Al I Congreso Mundial de Institutos Seculares
Una presencia viva al servicio del mundo y de la Iglesia

Queridos hijos e hijas en el Señor:

Con mucho gusto hemos acogido la petición del consejo ejecutivo de la Conferencia Mundial de Institutos Seculares que, en su día, nos manifestó el deseo de tener este encuentro. En efecto, él nos ofrece la ocasión de manifestaros, con nuestra estima, las esperanzas de la Iglesia en el testimonio particular que los Institutos Seculares están llamados a dar en medio de los hombres de hoy.

No es necesario que nos detengamos a iluminar las características particulares que definen vuestra vocación, ya que, en sus líneas fundamentales, que son “una vida consagrada totalmente siguiendo los consejos evangélicos, y una presencia y una acción destinadas, con toda responsabilidad, a transformar el mundo desde dentro, estas características pueden ya ser consideradas como una adquisición cierta de vuestra conciencia institucional”. Todo esto os hemos recordado con ocasión del 25 aniversario de la Constitución Apostólica Provida Mater Ecclesia (cfr. discurso del 2 de febrero de 1972).

Ahora, nuestro deseo es subrayar sobre todo el deber fundamental que deriva de la fisonomía que acabamos de evocar, es decir, el deber de ser fiel. Esta fidelidad, que no es inmovilismo, significa ante todo la atención al Espíritu Santo que hace nuevo todo el universo (cfr. Ap 21, 5). Efectivamente, los Institutos Seculares están vivos en la medida en que participan de la historia del hombre y testimonian ante los hombres de hoy el amor paternal de Dios revelado por Jesucristo en el Espíritu Santo (cfr. Evangelii nuntiandi 26).

Si permanecen fieles a su propia vocación, los Institutos Seculares serán como el “laboratorio experimental” en el que la Iglesia verifique las modalidades concretas de sus relaciones con el mundo. Por esta causa, los Institutos Seculares deben escuchar, como dirigida sobre todo a ellos, la llamada de la Exhortación Apostólica Evangelii nuntiandi: «Su tarea primera… es el poner en práctica todas las posibilidades cristianas y evangélicas escondidas, pero a su vez ya presentes y activas en las cosas del mundo. El campo propio de su actividad evangelizadora es el mundo vasto y complejo de la política, de lo social, de la economía, y también de la cultura, de las ciencias y de las artes, de la vida internacional, de los medios de comunicación de masas».
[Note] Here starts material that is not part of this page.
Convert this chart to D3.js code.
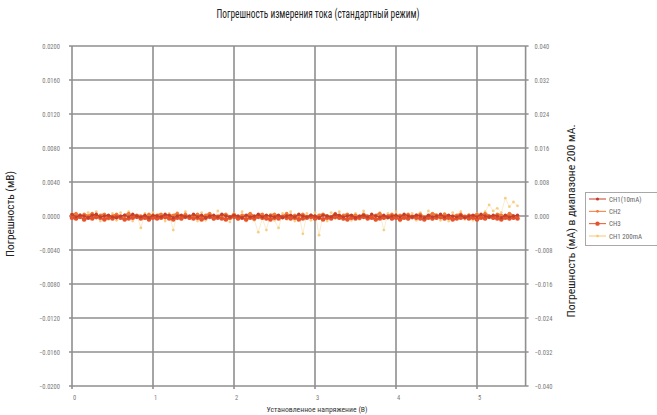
<!DOCTYPE html>
<html><head><meta charset="utf-8">
<script src="https://cdn.jsdelivr.net/npm/d3@7"></script>
<style>
html,body{margin:0;padding:0;background:#fff;}
svg{display:block;}
text{font-family:"Liberation Sans Narrow","Roboto Condensed","Liberation Sans",sans-serif;}
</style></head>
<body>
<svg id="c" width="657" height="415"></svg>
<script>
const title = "Погрешность измерения тока (стандартный режим)";
const xLabel = "Установленное напряжение (В)";
const yLabelLeft = "Погрешность (мВ)";
const yLabelRight = "Погрешность (мА) в диапазоне 200 мА.";
const seriesNames = ["CH1(10mA)", "CH2", "CH3", "CH1 200mA"];
const xTicks = [0, 1, 2, 3, 4, 5];
const yTicksLeft = [0.0200, 0.0160, 0.0120, 0.0080, 0.0040, 0.0000, -0.0040, -0.0080, -0.0120, -0.0160, -0.0200];
const yTicksRight = [0.040, 0.032, 0.024, 0.016, 0.008, 0.000, -0.008, -0.016, -0.024, -0.032, -0.040];

const xs = [0.00,0.05,0.10,0.15,0.20,0.25,0.30,0.35,0.40,0.45,
0.50,0.55,0.60,0.65,0.70,0.75,0.80,0.85,0.90,0.95,
1.00,1.05,1.10,1.15,1.20,1.25,1.30,1.35,1.40,1.45,
1.50,1.55,1.60,1.65,1.70,1.75,1.80,1.85,1.90,1.95,
2.00,2.05,2.10,2.15,2.20,2.25,2.30,2.35,2.40,2.45,
2.50,2.55,2.60,2.65,2.70,2.75,2.80,2.85,2.90,2.95,
3.00,3.05,3.10,3.15,3.20,3.25,3.30,3.35,3.40,3.45,
3.50,3.55,3.60,3.65,3.70,3.75,3.80,3.85,3.90,3.95,
4.00,4.05,4.10,4.15,4.20,4.25,4.30,4.35,4.40,4.45,
4.50,4.55,4.60,4.65,4.70,4.75,4.80,4.85,4.90,4.95,
5.00,5.05,5.10,5.15,5.20,5.25,5.30,5.35,5.40,5.45,5.50];

const ch1 = [0.0002,-0.0001,0.0001,0.0000,-0.0002,0.0001,0.0002,-0.0001,0.0000,0.0001,
-0.0001,-0.0002,0.0000,0.0001,-0.0001,0.0002,0.0000,-0.0001,0.0001,-0.0002,
0.0001,0.0000,-0.0001,0.0002,0.0001,-0.0002,0.0000,0.0001,-0.0001,0.0000,
0.0002,-0.0001,0.0001,-0.0002,0.0000,0.0001,-0.0001,0.0002,0.0000,-0.0001,
0.0001,0.0000,-0.0002,0.0001,-0.0001,0.0000,0.0002,-0.0001,0.0001,0.0000,
-0.0001,0.0001,-0.0002,0.0000,0.0001,-0.0001,0.0002,0.0000,-0.0001,0.0001,
0.0000,-0.0002,0.0001,0.0000,-0.0001,0.0002,0.0001,-0.0001,0.0000,0.0001,
-0.0002,0.0000,0.0001,-0.0001,0.0002,0.0000,-0.0001,0.0001,-0.0002,0.0000,
0.0001,-0.0001,0.0002,0.0000,-0.0001,0.0001,0.0000,-0.0002,0.0001,-0.0001,
0.0000,0.0002,-0.0001,0.0001,0.0000,-0.0001,0.0001,-0.0002,0.0000,0.0001,
-0.0001,0.0002,0.0000,-0.0001,0.0001,0.0000,-0.0002,0.0001,-0.0001,0.0000,0.0001];

const ch2 = [0.0001,0.0003,-0.0001,0.0002,0.0000,0.0003,-0.0002,0.0001,0.0002,-0.0001,
0.0000,0.0002,-0.0002,0.0001,0.0003,-0.0001,0.0001,0.0000,-0.0002,0.0002,
-0.0001,0.0001,0.0002,-0.0002,0.0000,0.0001,0.0003,-0.0001,0.0002,-0.0002,
0.0000,0.0002,-0.0001,0.0001,0.0003,-0.0002,0.0000,0.0001,0.0002,-0.0001,
0.0002,-0.0002,0.0001,0.0000,0.0003,-0.0001,0.0001,0.0002,-0.0002,0.0001,
0.0002,0.0000,-0.0001,0.0003,-0.0002,0.0001,0.0000,0.0002,-0.0001,0.0001,
-0.0002,0.0001,0.0002,0.0000,-0.0001,0.0003,-0.0002,0.0001,0.0002,0.0000,
0.0001,-0.0001,0.0002,0.0000,-0.0002,0.0001,0.0003,-0.0001,0.0000,0.0002,
-0.0001,0.0001,0.0000,0.0002,-0.0002,0.0001,0.0002,-0.0001,0.0000,0.0003,
0.0001,-0.0002,0.0002,0.0000,-0.0001,0.0001,0.0002,-0.0002,0.0001,0.0000,
0.0002,-0.0001,0.0003,0.0000,-0.0002,0.0002,0.0001,-0.0001,0.0003,0.0000,-0.0001];

const ch3 = [-0.0002,-0.0003,-0.0001,-0.0004,-0.0002,-0.0003,-0.0001,-0.0002,-0.0004,-0.0002,
-0.0003,-0.0001,-0.0002,-0.0004,-0.0003,-0.0002,-0.0001,-0.0003,-0.0002,-0.0004,
-0.0002,-0.0003,-0.0002,-0.0001,-0.0003,-0.0004,-0.0002,-0.0003,-0.0001,-0.0002,
-0.0003,-0.0002,-0.0004,-0.0002,-0.0001,-0.0003,-0.0002,-0.0003,-0.0004,-0.0002,
-0.0001,-0.0003,-0.0002,-0.0004,-0.0002,-0.0003,-0.0001,-0.0002,-0.0003,-0.0004,
-0.0002,-0.0003,-0.0001,-0.0002,-0.0003,-0.0002,-0.0004,-0.0003,-0.0002,-0.0001,
-0.0003,-0.0002,-0.0004,-0.0002,-0.0003,-0.0001,-0.0002,-0.0003,-0.0004,-0.0002,
-0.0003,-0.0002,-0.0001,-0.0003,-0.0002,-0.0004,-0.0003,-0.0002,-0.0001,-0.0003,
-0.0002,-0.0004,-0.0002,-0.0003,-0.0001,-0.0002,-0.0003,-0.0004,-0.0002,-0.0003,
-0.0002,-0.0001,-0.0003,-0.0002,-0.0004,-0.0003,-0.0002,-0.0001,-0.0003,-0.0002,
-0.0004,-0.0002,-0.0003,-0.0001,-0.0002,-0.0003,-0.0004,-0.0002,-0.0003,-0.0002,-0.0003];

const ch1_200 = [0.0006,-0.0008,0.0004,-0.0010,0.0008,-0.0006,0.0010,-0.0012,0.0004,-0.0008,
0.0006,-0.0010,0.0008,-0.0004,0.0010,-0.0012,0.0002,-0.0028,0.0006,-0.0010,
0.0008,-0.0006,0.0004,-0.0012,0.0006,-0.0033,0.0008,-0.0008,0.0010,-0.0006,
0.0004,-0.0012,0.0008,-0.0010,0.0006,-0.0008,0.0012,-0.0006,0.0004,-0.0014,
0.0006,-0.0008,0.0010,-0.0012,0.0004,-0.0010,-0.0038,-0.0006,-0.0033,0.0004,
-0.0010,-0.0028,0.0006,-0.0008,0.0010,-0.0012,0.0004,-0.0042,0.0006,-0.0010,
0.0008,-0.0045,0.0004,-0.0012,0.0008,-0.0006,0.0010,-0.0008,0.0004,-0.0010,
0.0006,-0.0008,0.0012,-0.0006,0.0004,-0.0010,0.0008,-0.0033,0.0006,-0.0008,
0.0010,-0.0012,0.0004,-0.0008,0.0006,-0.0010,0.0008,-0.0006,0.0012,-0.0008,
0.0004,-0.0010,0.0006,-0.0012,0.0008,-0.0006,0.0010,-0.0008,0.0004,-0.0010,
0.0006,-0.0006,0.0010,0.0026,0.0012,0.0018,0.0008,0.0042,0.0022,0.0033,0.0024];

const colors = ["#c33f2c", "#f07a36", "#e4532b", "#f4c872"];

const svg = d3.select("#c");
const L = 72, R = 525.6, T = 46, B = 386;
const x = d3.scaleLinear().domain([0, 5.6]).range([L, R]);
const yL = d3.scaleLinear().domain([-0.02, 0.02]).range([B, T]);
const yR = d3.scaleLinear().domain([-0.04, 0.04]).range([B, T]);

function fitText(sel, len) {
  sel.attr("textLength", len).attr("lengthAdjust", "spacingAndGlyphs");
}

// title
svg.append("text").attr("x", 318).attr("y", 18).attr("text-anchor", "middle")
  .attr("font-size", 12).attr("fill", "#222").text(title).call(fitText, 203);

// grid
const grid = svg.append("g").attr("stroke", "#8f8f8f").attr("stroke-width", 1.6);
grid.selectAll("line.h").data(yTicksLeft).join("line")
  .attr("x1", L - 3).attr("x2", R + 3).attr("y1", d => yL(d)).attr("y2", d => yL(d));
grid.selectAll("line.v").data(xTicks).join("line")
  .attr("y1", T).attr("y2", B + 3).attr("x1", d => x(d)).attr("x2", d => x(d));
grid.append("line").attr("x1", R).attr("x2", R).attr("y1", T).attr("y2", B);

// axes labels via d3 axes
const axL = d3.axisLeft(yL).tickValues(yTicksLeft).tickFormat(d3.format(".4f")).tickSize(0).tickPadding(12);
const gL = svg.append("g").attr("transform", `translate(${L},0)`).call(axL);
const axR = d3.axisRight(yR).tickValues(yTicksRight).tickFormat(d3.format(".3f")).tickSize(0).tickPadding(9);
const gR = svg.append("g").attr("transform", `translate(${R},0)`).call(axR);
const axB = d3.axisBottom(x).tickValues(xTicks).tickFormat(d3.format("d")).tickSize(0).tickPadding(9);
const gB = svg.append("g").attr("transform", `translate(0,${B})`).call(axB);
[gL, gR, gB].forEach(g => {
  g.select(".domain").remove();
  g.selectAll("text").attr("font-size", 6.5).attr("fill", "#7a7a7a");
});
gB.selectAll("text").attr("dx", 2);

// axis titles
svg.append("text").attr("transform", "translate(14,214) rotate(-90)").attr("text-anchor", "middle")
  .attr("font-size", 11).attr("fill", "#222").text(yLabelLeft).call(fitText, 86);
svg.append("text").attr("transform", "translate(575,221) rotate(-90)").attr("text-anchor", "middle")
  .attr("font-size", 11).attr("fill", "#222").text(yLabelRight).call(fitText, 193);
svg.append("text").attr("x", 317).attr("y", 412).attr("text-anchor", "middle")
  .attr("font-size", 7).attr("fill", "#333").text(xLabel).call(fitText, 101);

// series
const series = [
  {name: seriesNames[3], vals: ch1_200, y: yR, c: colors[3], r: 1.4, w: 0.7, op: 0.85, lop: 0.5},
  {name: seriesNames[1], vals: ch2, y: yL, c: colors[1], r: 1.7, w: 2.2, op: 1, lop: 1},
  {name: seriesNames[2], vals: ch3, y: yL, c: colors[2], r: 2.3, w: 1.6, op: 1, lop: 1},
  {name: seriesNames[0], vals: ch1, y: yL, c: colors[0], r: 1.7, w: 1.2, op: 1, lop: 1}
];
const plot = svg.append("g");
series.forEach(s => {
  const pts = xs.map((xv, i) => [xv, s.vals[i]]);
  plot.append("path").datum(pts)
    .attr("fill", "none").attr("stroke", s.c).attr("stroke-width", s.w).attr("opacity", s.lop)
    .attr("d", d3.line().x(d => x(d[0])).y(d => s.y(d[1])));
  plot.append("g").selectAll("circle").data(pts).join("circle")
    .attr("cx", d => x(d[0])).attr("cy", d => s.y(d[1])).attr("r", s.r)
    .attr("fill", s.c).attr("opacity", s.op);
});

// legend
const lg = svg.append("g");
lg.append("rect").attr("x", 585.5).attr("y", 192.5).attr("width", 80).attr("height", 53)
  .attr("fill", "#fff").attr("stroke", "#a8a8a8").attr("stroke-width", 1);
const legendItems = [
  {name: seriesNames[0], c: colors[0], r: 1.6},
  {name: seriesNames[1], c: colors[1], r: 1.4},
  {name: seriesNames[2], c: colors[2], r: 2.2},
  {name: seriesNames[3], c: colors[3], r: 1.3}
];
const ly = d3.scalePoint().domain(legendItems.map(d => d.name)).range([199, 236]);
legendItems.forEach(d => {
  lg.append("line").attr("x1", 589).attr("x2", 606).attr("y1", ly(d.name)).attr("y2", ly(d.name))
    .attr("stroke", d.c).attr("stroke-width", 1);
  lg.append("circle").attr("cx", 597.5).attr("cy", ly(d.name)).attr("r", d.r).attr("fill", d.c);
  lg.append("text").attr("x", 609).attr("y", ly(d.name) + 2.5).attr("font-size", 7)
    .attr("fill", "#666").text(d.name);
});
</script>
</body></html>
Esto no significa, evidentemente, que los Institutos Seculares, en cuanto tales, deban encargarse de estas tareas. Normalmente esto corresponde a cada uno de sus miembros. El deber, por tanto, de los Institutos mismos es formar la conciencia de sus miembros en una madurez y en una apertura que les impulse a prepararse con un gran celo en la profesión elegida, con el fin de afrontar después con competencia y con espíritu de desprendimiento evangélico el peso y las alegrías de las responsabilidades sociales hacia las que la Providencia les oriente.

Esta fidelidad de los Institutos Seculares a su vocación específica debe expresarse sobre todo en la fidelidad a la oración, que es el fundamento de la solidez y de la fecundidad. Constituye por eso una gran alegría el que hayáis elegido como tema central de vuestra asamblea la  oración, en cuanto que es “expresión de una consagración secular” y “fuente de apostolado y clave de la formación”. Es decir, que vosotros estáis buscando una oración que sea expresión de vuestra situación concreta de personas “consagradas en el mundo”.

Os exhortamos a proseguir esa búsqueda esforzándoos en obrar de tal manera, que vuestra experiencia pueda servir de ejemplo a todo el laicado. En efecto, para el que se ha consagrado en un Instituto Secular, la vida espiritual consiste en saber asumir la profesión, las relaciones sociales, el medio de vida, etc. como formas particulares de colaboración al advenimiento del Reino de los Cielos, y en saber imponerse tiempos de descanso para entrar en contacto más directo con Dios, para darle gracias y para pedirle perdón, luz, energías y caridad inagotable para con los demás.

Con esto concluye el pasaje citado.